Stated goal:
Write out the data below in full, unchanged, minus the images.

"""

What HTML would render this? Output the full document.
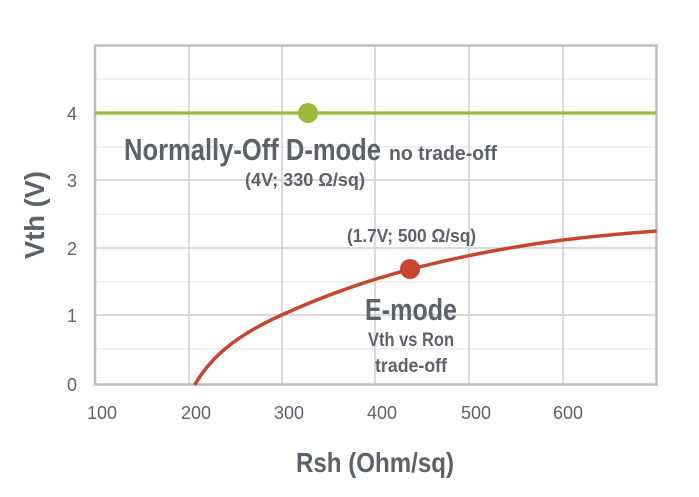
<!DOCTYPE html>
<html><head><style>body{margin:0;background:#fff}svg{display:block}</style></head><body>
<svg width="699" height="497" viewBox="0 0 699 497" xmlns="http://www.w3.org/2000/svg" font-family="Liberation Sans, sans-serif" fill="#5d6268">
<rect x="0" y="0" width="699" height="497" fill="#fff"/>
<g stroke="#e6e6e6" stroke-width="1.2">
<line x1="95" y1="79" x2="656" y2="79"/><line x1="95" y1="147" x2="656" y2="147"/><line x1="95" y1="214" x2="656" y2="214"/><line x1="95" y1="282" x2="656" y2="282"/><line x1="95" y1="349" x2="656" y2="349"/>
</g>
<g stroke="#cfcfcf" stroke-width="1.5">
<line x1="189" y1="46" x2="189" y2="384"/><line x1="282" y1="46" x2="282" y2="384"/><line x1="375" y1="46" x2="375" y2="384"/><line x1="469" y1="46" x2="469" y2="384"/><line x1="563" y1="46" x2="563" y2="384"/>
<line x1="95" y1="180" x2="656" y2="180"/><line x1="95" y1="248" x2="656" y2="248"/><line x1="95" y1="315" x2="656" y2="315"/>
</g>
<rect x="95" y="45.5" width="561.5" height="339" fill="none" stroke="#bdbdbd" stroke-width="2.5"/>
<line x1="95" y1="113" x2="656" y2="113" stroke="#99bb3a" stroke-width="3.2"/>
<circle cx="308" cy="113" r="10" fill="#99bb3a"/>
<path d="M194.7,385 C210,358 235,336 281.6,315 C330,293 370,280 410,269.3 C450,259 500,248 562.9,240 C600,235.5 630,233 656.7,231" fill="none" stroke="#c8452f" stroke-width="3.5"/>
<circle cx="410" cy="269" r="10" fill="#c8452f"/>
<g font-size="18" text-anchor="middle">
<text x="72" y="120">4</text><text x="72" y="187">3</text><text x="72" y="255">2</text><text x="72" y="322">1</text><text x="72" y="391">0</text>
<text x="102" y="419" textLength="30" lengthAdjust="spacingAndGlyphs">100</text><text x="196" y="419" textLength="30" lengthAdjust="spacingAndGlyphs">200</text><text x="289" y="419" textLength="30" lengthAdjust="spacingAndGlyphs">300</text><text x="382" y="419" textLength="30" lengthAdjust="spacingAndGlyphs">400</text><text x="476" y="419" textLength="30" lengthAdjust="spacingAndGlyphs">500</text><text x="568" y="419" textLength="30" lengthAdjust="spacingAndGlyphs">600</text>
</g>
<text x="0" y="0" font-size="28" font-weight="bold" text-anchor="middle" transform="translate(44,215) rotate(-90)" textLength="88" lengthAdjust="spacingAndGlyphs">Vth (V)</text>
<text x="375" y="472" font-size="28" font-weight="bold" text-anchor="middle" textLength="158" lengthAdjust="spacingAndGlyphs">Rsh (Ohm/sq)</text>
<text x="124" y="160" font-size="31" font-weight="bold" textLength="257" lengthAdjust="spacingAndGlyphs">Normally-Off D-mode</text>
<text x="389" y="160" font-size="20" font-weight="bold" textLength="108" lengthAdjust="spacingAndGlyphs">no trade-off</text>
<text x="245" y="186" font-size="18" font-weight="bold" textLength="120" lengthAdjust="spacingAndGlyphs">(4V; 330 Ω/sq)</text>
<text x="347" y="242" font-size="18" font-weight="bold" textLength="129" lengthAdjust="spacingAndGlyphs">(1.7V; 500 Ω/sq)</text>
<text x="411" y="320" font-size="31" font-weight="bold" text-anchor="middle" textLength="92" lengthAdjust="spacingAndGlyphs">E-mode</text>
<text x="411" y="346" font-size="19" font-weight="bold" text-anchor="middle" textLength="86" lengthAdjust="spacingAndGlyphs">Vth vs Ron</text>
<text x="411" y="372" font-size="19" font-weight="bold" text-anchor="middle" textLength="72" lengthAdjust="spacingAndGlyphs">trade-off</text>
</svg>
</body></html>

"""

Answer to the task:
What HTML would render this? Output the full document.
<!DOCTYPE html>
<html><head><style>body{margin:0;background:#fff}svg{display:block}</style></head><body>
<svg width="699" height="497" viewBox="0 0 699 497" xmlns="http://www.w3.org/2000/svg" font-family="Liberation Sans, sans-serif" fill="#5d6268">
<rect x="0" y="0" width="699" height="497" fill="#fff"/>
<g stroke="#e6e6e6" stroke-width="1.2">
<line x1="95" y1="79" x2="656" y2="79"/><line x1="95" y1="147" x2="656" y2="147"/><line x1="95" y1="214" x2="656" y2="214"/><line x1="95" y1="282" x2="656" y2="282"/><line x1="95" y1="349" x2="656" y2="349"/>
</g>
<g stroke="#cfcfcf" stroke-width="1.5">
<line x1="189" y1="46" x2="189" y2="384"/><line x1="282" y1="46" x2="282" y2="384"/><line x1="375" y1="46" x2="375" y2="384"/><line x1="469" y1="46" x2="469" y2="384"/><line x1="563" y1="46" x2="563" y2="384"/>
<line x1="95" y1="180" x2="656" y2="180"/><line x1="95" y1="248" x2="656" y2="248"/><line x1="95" y1="315" x2="656" y2="315"/>
</g>
<rect x="95" y="45.5" width="561.5" height="339" fill="none" stroke="#bdbdbd" stroke-width="2.5"/>
<line x1="95" y1="113" x2="656" y2="113" stroke="#99bb3a" stroke-width="3.2"/>
<circle cx="308" cy="113" r="10" fill="#99bb3a"/>
<path d="M194.7,385 C210,358 235,336 281.6,315 C330,293 370,280 410,269.3 C450,259 500,248 562.9,240 C600,235.5 630,233 656.7,231" fill="none" stroke="#c8452f" stroke-width="3.5"/>
<circle cx="410" cy="269" r="10" fill="#c8452f"/>
<g font-size="18" text-anchor="middle">
<text x="72" y="120">4</text><text x="72" y="187">3</text><text x="72" y="255">2</text><text x="72" y="322">1</text><text x="72" y="391">0</text>
<text x="102" y="419" textLength="30" lengthAdjust="spacingAndGlyphs">100</text><text x="196" y="419" textLength="30" lengthAdjust="spacingAndGlyphs">200</text><text x="289" y="419" textLength="30" lengthAdjust="spacingAndGlyphs">300</text><text x="382" y="419" textLength="30" lengthAdjust="spacingAndGlyphs">400</text><text x="476" y="419" textLength="30" lengthAdjust="spacingAndGlyphs">500</text><text x="568" y="419" textLength="30" lengthAdjust="spacingAndGlyphs">600</text>
</g>
<text x="0" y="0" font-size="28" font-weight="bold" text-anchor="middle" transform="translate(44,215) rotate(-90)" textLength="88" lengthAdjust="spacingAndGlyphs">Vth (V)</text>
<text x="375" y="472" font-size="28" font-weight="bold" text-anchor="middle" textLength="158" lengthAdjust="spacingAndGlyphs">Rsh (Ohm/sq)</text>
<text x="124" y="160" font-size="31" font-weight="bold" textLength="257" lengthAdjust="spacingAndGlyphs">Normally-Off D-mode</text>
<text x="389" y="160" font-size="20" font-weight="bold" textLength="108" lengthAdjust="spacingAndGlyphs">no trade-off</text>
<text x="245" y="186" font-size="18" font-weight="bold" textLength="120" lengthAdjust="spacingAndGlyphs">(4V; 330 Ω/sq)</text>
<text x="347" y="242" font-size="18" font-weight="bold" textLength="129" lengthAdjust="spacingAndGlyphs">(1.7V; 500 Ω/sq)</text>
<text x="411" y="320" font-size="31" font-weight="bold" text-anchor="middle" textLength="92" lengthAdjust="spacingAndGlyphs">E-mode</text>
<text x="411" y="346" font-size="19" font-weight="bold" text-anchor="middle" textLength="86" lengthAdjust="spacingAndGlyphs">Vth vs Ron</text>
<text x="411" y="372" font-size="19" font-weight="bold" text-anchor="middle" textLength="72" lengthAdjust="spacingAndGlyphs">trade-off</text>
</svg>
</body></html>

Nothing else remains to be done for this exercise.